As a blunt object to fend off your pesky cousins with. As a projectile to throw at the TV after Kathie Lee says, "Aren't they a wonderful band!" for the 25th time. As a hood ornament. As a disguise so your ugly Aunt Beatrice can't kiss you and say, "How much you've grown!" As a football for the after-meal game. One word... bowling! As yet another object to drop from the top of the dorm to test the range of the splatter upon impact. As a gift/bribe for a professor. As a Christmas gift (avoid the holiday crowds this way!) As a doorstop to keep your relatives out. Makes a great doggie chew toy.
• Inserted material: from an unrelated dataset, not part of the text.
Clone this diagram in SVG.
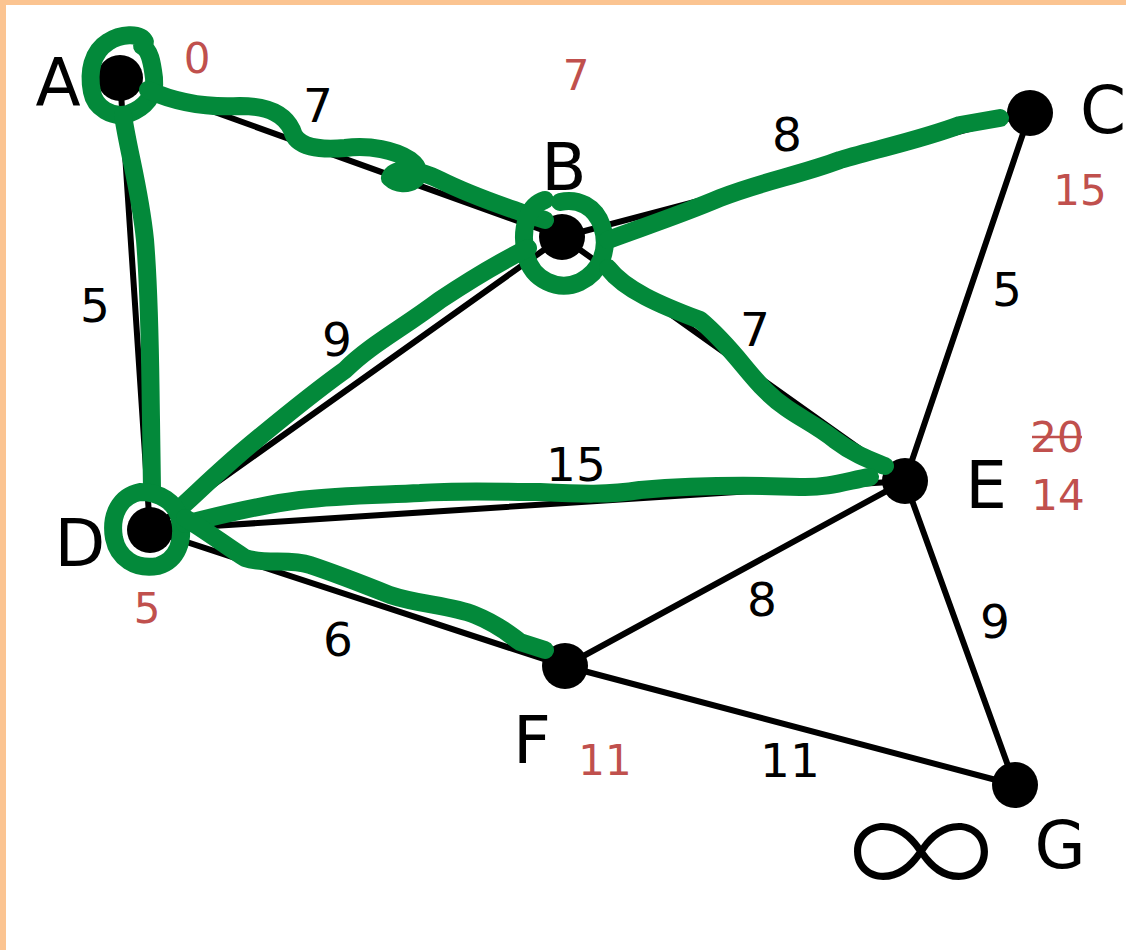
<svg xmlns="http://www.w3.org/2000/svg" width="1126" height="950" viewBox="0 0 1126 950">
<style>
.edge{stroke:#000;stroke-width:6;fill:none;stroke-linecap:round}
.node{fill:#000}
.lbl{font-family:"DejaVu Sans",sans-serif;font-size:66px;fill:#000;text-anchor:middle}
.w{font-family:"DejaVu Sans",sans-serif;font-size:47px;fill:#000;text-anchor:middle}
.d{font-family:"DejaVu Sans",sans-serif;font-size:42px;fill:#C0504D;text-anchor:middle}
.g{stroke:#03893A;stroke-width:18;fill:none;stroke-linecap:round;stroke-linejoin:round}
</style>
<rect x="0" y="0" width="1126" height="950" fill="#fff"/>
<rect x="0" y="0" width="1126" height="5" fill="#FBC491"/>
<rect x="0" y="0" width="6" height="950" fill="#FBC491"/>
<g id="connectors">
<line class="edge" x1="120" y1="78" x2="562" y2="237"/>
<line class="edge" x1="120" y1="78" x2="150" y2="530"/>
<line class="edge" x1="562" y1="237" x2="1030" y2="113"/>
<line class="edge" x1="562" y1="237" x2="150" y2="530"/>
<line class="edge" x1="562" y1="237" x2="905" y2="481"/>
<line class="edge" x1="1030" y1="113" x2="905" y2="481"/>
<line class="edge" x1="150" y1="530" x2="905" y2="481"/>
<line class="edge" x1="150" y1="530" x2="565" y2="666"/>
<line class="edge" x1="905" y1="481" x2="565" y2="666"/>
<line class="edge" x1="905" y1="481" x2="1015" y2="785"/>
<line class="edge" x1="565" y1="666" x2="1015" y2="785"/>
</g>
<g id="node-A"><circle class="node" cx="120" cy="78" r="23"/><text class="lbl" x="58" y="105">A</text><text class="d" x="197" y="73">0</text></g>
<g id="node-B"><circle class="node" cx="562" cy="237" r="23"/><text class="lbl" x="564" y="190">B</text><text class="d" x="576" y="90">7</text></g>
<g id="node-C"><circle class="node" cx="1030" cy="113" r="23"/><text class="lbl" x="1103" y="133">C</text><text class="d" x="1080" y="205">15</text></g>
<g id="node-D"><circle class="node" cx="150" cy="530" r="23"/><text class="lbl" x="80" y="566">D</text><text class="d" x="147" y="623">5</text></g>
<g id="node-E"><circle class="node" cx="905" cy="481" r="23"/><text class="lbl" x="986" y="508">E</text><text class="d" x="1057" y="452">20</text><line x1="1032" y1="437" x2="1082" y2="437" stroke="#C0504D" stroke-width="2.5"/><text class="d" x="1058" y="510">14</text></g>
<g id="node-F"><circle class="node" cx="565" cy="666" r="23"/><text class="lbl" x="532" y="763">F</text><text class="d" x="605" y="775">11</text></g>
<g id="node-G"><circle class="node" cx="1015" cy="785" r="23"/><text class="lbl" x="1060" y="868">G</text><text x="921" y="906" font-family="'Noto Sans CJK SC',sans-serif" font-weight="300" font-size="145" text-anchor="middle" fill="#000">∞</text></g>
<g id="weights">
<text class="w" x="318" y="122">7</text>
<text class="w" x="787" y="151">8</text>
<text class="w" x="95" y="322">5</text>
<text class="w" x="337" y="356">9</text>
<text class="w" x="755" y="346">7</text>
<text class="w" x="1007" y="306">5</text>
<text class="w" x="576" y="481">15</text>
<text class="w" x="762" y="616">8</text>
<text class="w" x="995" y="638">9</text>
<text class="w" x="338" y="656">6</text>
<text class="w" x="790" y="777">11</text>
</g>
<g id="green-path">
<path class="g" d="M145 42 C140 32 120 34 108 42 C92 52 88 72 92 92 C95 108 112 118 128 114 C145 108 156 95 154 78 C152 62 150 50 142 46"/>
<path class="g" d="M148 90 C175 102 205 108 240 106 C270 106 285 115 292 130 C296 148 320 150 345 148 C370 145 395 150 410 160 C432 176 405 192 390 178 C395 166 420 170 440 180 C470 195 500 205 520 212 L545 220"/>
<path class="g" d="M123 115 C128 150 140 190 145 240 C150 300 150 360 151 420 L152 490"/>
<path class="g" d="M545 200 C528 205 520 228 526 255 C532 280 558 292 580 282 C600 272 610 250 602 226 C595 206 578 198 560 202"/>
<path class="g" d="M608 240 C640 228 680 215 720 198 C760 182 800 175 840 160 C880 148 920 140 960 125 L1000 118"/>
<path class="g" d="M528 248 C500 262 470 280 440 300 C400 330 370 345 345 370 C310 395 280 420 250 445 C220 470 200 490 178 510"/>
<path class="g" d="M608 268 C625 290 660 305 700 320 C730 345 745 370 765 390 C790 415 810 420 835 440 C855 455 870 460 885 466"/>
<path class="g" d="M140 492 C120 496 110 515 114 538 C118 558 135 570 158 566 C178 560 184 540 180 520 C176 502 160 492 140 492"/>
<path class="g" d="M185 524 C220 515 260 505 300 500 C340 495 380 495 420 493 C460 490 500 492 540 492 C580 494 610 495 640 490 C700 485 750 485 800 487 C830 488 850 480 870 477"/>
<path class="g" d="M185 518 C205 530 225 545 245 558 C265 565 290 558 310 565 C340 575 365 585 390 595 C420 605 450 605 475 615 C500 625 510 635 520 642 L545 650"/>
</g>
</svg>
An unexplored cavern for the new Barbie. Bury in the yard for future midnight snacks. If you're flying home, take the carcass as a carry-on. See what it looks like in the X-ray machine. Better yet, put it in a pet carrier and asked the flight attendant for some chicken feed. Wear as a helmet, declaring, "I'm TURKEYMAN!" Place a speaker inside the bird, and from another room, amaze your guests with this talking foul! Throw the turkey out the window yelling, "You're FREE! Fly! FLY!" Two words: Turkey puppet. Toss the carcass into a turkey farm to intimidate next year's stock. Attach to a fishing pole, slowly drive around the neighborhood in the back of a pickup and see how many dogs follow you. As in an old murder mystery, question all the dinner guests in an attempt to discover who killed the guest of honor.